One of the best ways to acquire stars is through the draft. That's what led to the Sixers throwing away an entire season in hopes of getting a high enough draft pick to pick one of the multiple prospective stars in the 2014 NBA Draft, a truly under-reported event here on Liberty Ballers.

They got that high pick. The third pick in the draft ensure they'll get one of the top prospects in the draft, whether that's Joel Embiid or Andrew Wiggins or Jabari Parker or Dante Exum or whoever Sam Hinkie decides is going to be the face and body of his franchise. It's a crucial decision that affects everything the Sixers do from that point forward.

That's what leads us to #10, a decision Sam Hinkie will have to make only a few minutes later. Fan sentiment has been all over the board when it comes to the #10 pick. Many believe there's a drop off in talent after the top eight or nine prospects. In the Comically Illegitimate LB mock draft, we basically showcased the darkest timeline -- a world where the Sixers pick Jabari Parker 3rd, and are forced to choose between the similarly positioned Dario Saric and one of the multiple prospects considered to be in the "next tier." The mastermind behind that pick, yours truly, selected Michigan State shooting guard Gary Harris, who I consider to be a multi-talented role player that can be a long-term NBA starter despite lacking "superstar upside."

That's where the train went off the rails. The idea of picking a player who lacked that high upside was not an overwhelmingly popular choice. And over a week later, I still wasn't sure why.

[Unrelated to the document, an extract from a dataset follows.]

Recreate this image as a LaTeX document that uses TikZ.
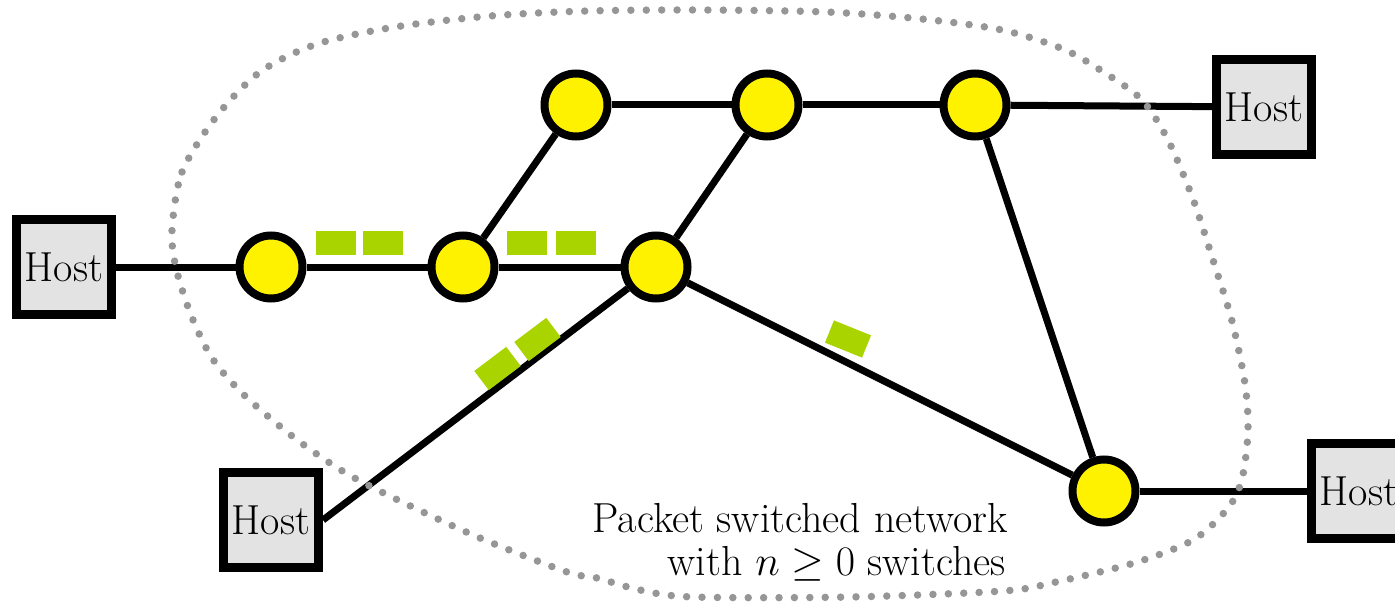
\documentclass[tikz,border=0pt]{standalone}
\usepackage{fontspec}
\usetikzlibrary{backgrounds}
\definecolor{packetgreen}{RGB}{170,212,0}
\definecolor{hostfill}{RGB}{227,227,227}
\definecolor{dotgray}{RGB}{150,150,150}
\begin{document}
\begin{tikzpicture}[x=1pt,y=-1pt,
  switchnode/.style={circle, draw=black, line width=8pt, fill=yellow, minimum size=63pt, inner sep=0pt},
  hostnode/.style={rectangle, draw=black, line width=9pt, fill=hostfill, minimum size=95pt, inner sep=0pt, font=\fontsize{42}{48}\selectfont},
  link/.style={draw=black, line width=7pt},
  packetbox/.style={fill=packetgreen, minimum width=40pt, minimum height=24pt, inner sep=0pt},
  boundary/.style={draw=dotgray, line width=7.5pt, line cap=round, dash pattern=on 0pt off 15.4pt},
  caption/.style={font=\fontsize{42}{48}\selectfont, inner sep=0pt}]
\clip (0,0) rectangle (1395,604);

% switches
\node[switchnode] (s1) at (271,267) {};
\node[switchnode] (s2) at (463,267) {};
\node[switchnode] (s3) at (656,267) {};
\node[switchnode] (s4) at (576,105) {};
\node[switchnode] (s5) at (767,105) {};
\node[switchnode] (s6) at (975,105) {};
\node[switchnode] (s7) at (1104,491) {};

% hosts
\node[hostnode] (h1) at (64,267) {Host};
\node[hostnode] (h2) at (1264,107) {Host};
\node[hostnode] (h3) at (271,520) {Host};
\node[hostnode] (h4) at (1359,491) {Host};

% links
\begin{pgfonlayer}{background}
\draw[link] (h1) -- (s1);
\draw[link] (s1) -- (s2);
\draw[link] (s2) -- (s3);
\draw[link] (s2) -- (s4);
\draw[link] (s4) -- (s5);
\draw[link] (s5) -- (s3);
\draw[link] (s5) -- (s6);
\draw[link] (s6) -- (h2);
\draw[link] (s6) -- (s7);
\draw[link] (s3) -- (s7);
\draw[link] (s7) -- (h4.west);
\draw[link] (s3) -- (h3.east);
\end{pgfonlayer}

% packets in flight
\node[packetbox] (p1) at (335.5,243) {};
\node[packetbox] (p2) at (383,243) {};
\node[packetbox] (p3) at (527,243) {};
\node[packetbox] (p4) at (575.5,243) {};
\node[packetbox, rotate=37] (p5) at (497.5,368.5) {};
\node[packetbox, rotate=37] (p6) at (537.5,339.5) {};
\node[packetbox, rotate=-22] (p7) at (848,339) {};

% network boundary
\draw[boundary] plot[smooth cycle] coordinates {
  (172,230) (182,172) (216,117) (260,72) (317,44) (395,27) (490,16)
  (587,11) (700,10) (826,12) (922,19) (1002,30) (1063,49) (1105,73)
  (1142,100) (1168,140) (1193,199) (1213,260) (1232,321) (1245,384)
  (1248,431) (1242,479) (1228,508) (1193,540) (1134,563) (1056,582)
  (1003,591) (850,597) (693,597) (640,590) (597,578) (567,572)
  (480,538) (400,501) (344,472) (292,436) (243,394) (212,358)
  (191,315) (176,268)};

% caption (math set at 24.88pt and enlarged to the 42pt text size)
\node[caption, anchor=base east] (t1) at (1008,532) {Packet switched network};
\node[caption, anchor=base east] (t2) at (1006,575) {with \scalebox{1.688}{$n\geq0$} switches};
\end{tikzpicture}
\end{document}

The response I received was not necessarily a knock on Harris's talent (though there were those who knocked that as well, which oddly enough made more sense to me), but more a knock on the idea of picking the "safe" choice, or even picking a player rather than an asset. A popular refrain was that the Sixers shouldn't be picking guys who fit the team now, but rather the best possible asset to be used in a trade later.

And there is some merit to that argument. The organization Hinkie came from, the Houston Rockets, drafted without a care in the world for positional need or how they fit the team, just accumulating a deep reserve of assets to be developed and utilized either on the court or in trades later. (many of whom did not work out, btw)

There's one crucial difference between the Rockets and the Sixers though: The Rockets have never had a top five pick under Daryl Morey's leadership. The Rockets were in desperate need of a star as Tracy McGrady's Rockets tenure started winding down. They just weren't bad enough to get a high draft pick to acquire one. As they saw it, they either needed to hit a home run on draft night, or secure a large number of cheap assets, either to move in a trade for a star, or to keep their cap sheet free to acquire one in free agency. Team building wasn't an issue for the Rockets, because they didn't yet have the piece to build a team around.

The Sixers are going to have that piece to build around. They don't need to pick mismatched assets in hopes of someday trading them for that one piece. They'll have him. They can start building a team around him from Day 1. That includes the 10th pick.

Would I like a superstar at the 10th pick? Absolutely. Who wouldn't? That'd be great. Nothing would make me happier than whoever they pick at #10 being the Russell Westbrook to the 3rd pick's Kevin Durant. The point is that they don't necessarily NEED a superstar there. They don't need a trade asset either. Picking a guy who can be the fourth or fifth best player on a championship team would be a huge coup for Hinkie at #10.

The Sixers of two years ago would've needed a player like Zach LaVine. They had the role players, and needed the guy who could develop into being a truly special player, worth the high risk of a bust. The Sixers of today don't need to keep buying lottery tickets, because they already won the lottery. They can get a special player with a substantially higher floor and build around him immediately, starting with #10.

The player the Sixers pick at #10 very well might not be here in three years. That said, there's no reason to draft someone with the expectation that he won't be.  That's not the way to build a team. The Sixers are trying to build a foundation with Michael Carter-Williams and Nerlens Noel, and both top picks will likely be made with the expectation that they'll be a part of that foundation.